The line was chartered in 1833, and opened for business two years later. It was constructed with a track gauge of and was the only one of the New Orleans suburban railways to use locomotives to pull the passenger cars (the other five used horses or mules). The street railroads provided low cost and convenient public transportation for New Orleans' residents. Prior to the Civil War, hundreds of people took the train to Carrollton to tour the famed Carrollton Gardens or to dine at the Carrollton House or another of the village's restaurants. Among the antebellum officials was the line's secretary, Albert Blanchard, who would become a Confederate brigadier general in the Civil War.

During the war, the line continued periodic operation, despite the Federal army occupying the city. Ridership and revenues were drastically reduced, and the railroad suffered financially.
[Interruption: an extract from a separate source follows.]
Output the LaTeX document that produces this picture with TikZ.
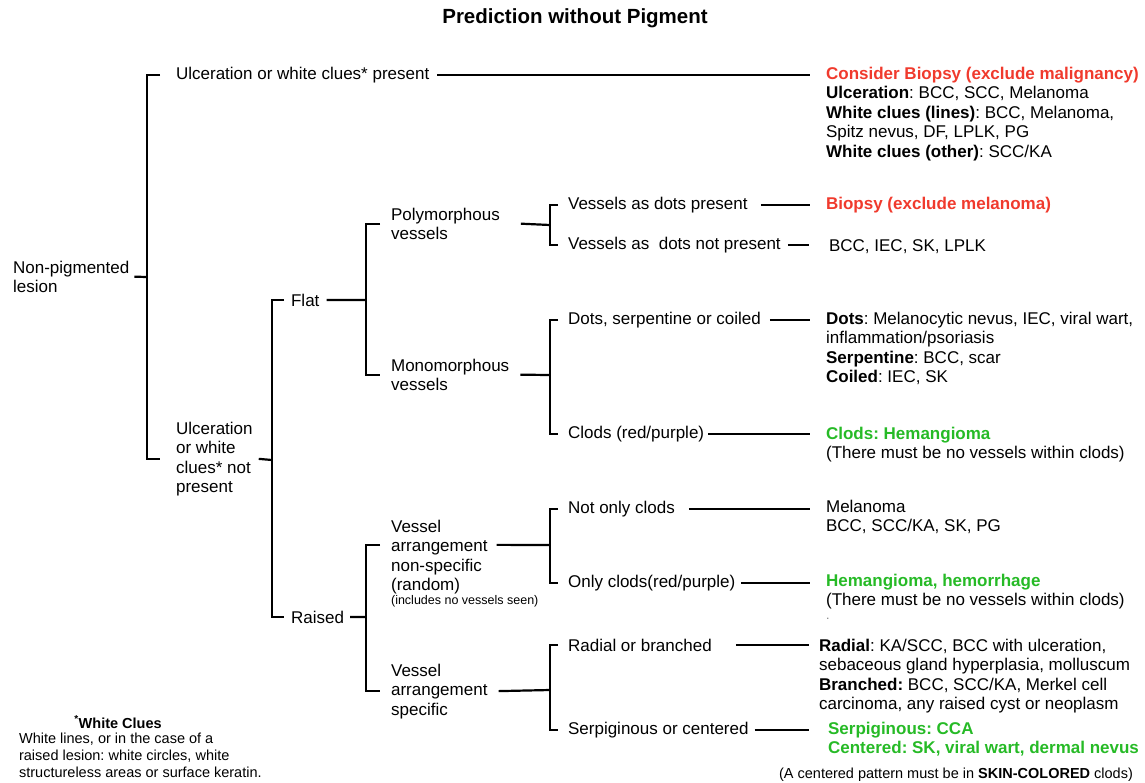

Following the Civil War, the line was leased to former Confederate general P. G. T. Beauregard who had left the New Orleans, Jackson and Great Northern, who, with two financial backers, assumed control of the NO&CRR in April 1866. However, his partners proved untrustworthy, and Beauregard was publicly embarrassed when the line failed to pay its debts within a few years. However, the railroad survived. The line evolved into an urban tram line as the land along the route was developed and incorporated into the city of New Orleans. It is now the St. Charles Avenue Streetcar Line. In 1922 the New Orleans & Carrollton Rail Road was merged into New Orleans Public Service Incorporated (NOPSI), which consolidated the city's various streetcar lines and electrical production. In 1983, NOPSI became part of privately owned Entergy, and transferred all transportation operations to the New Orleans Regional Transit Authority (NORTA).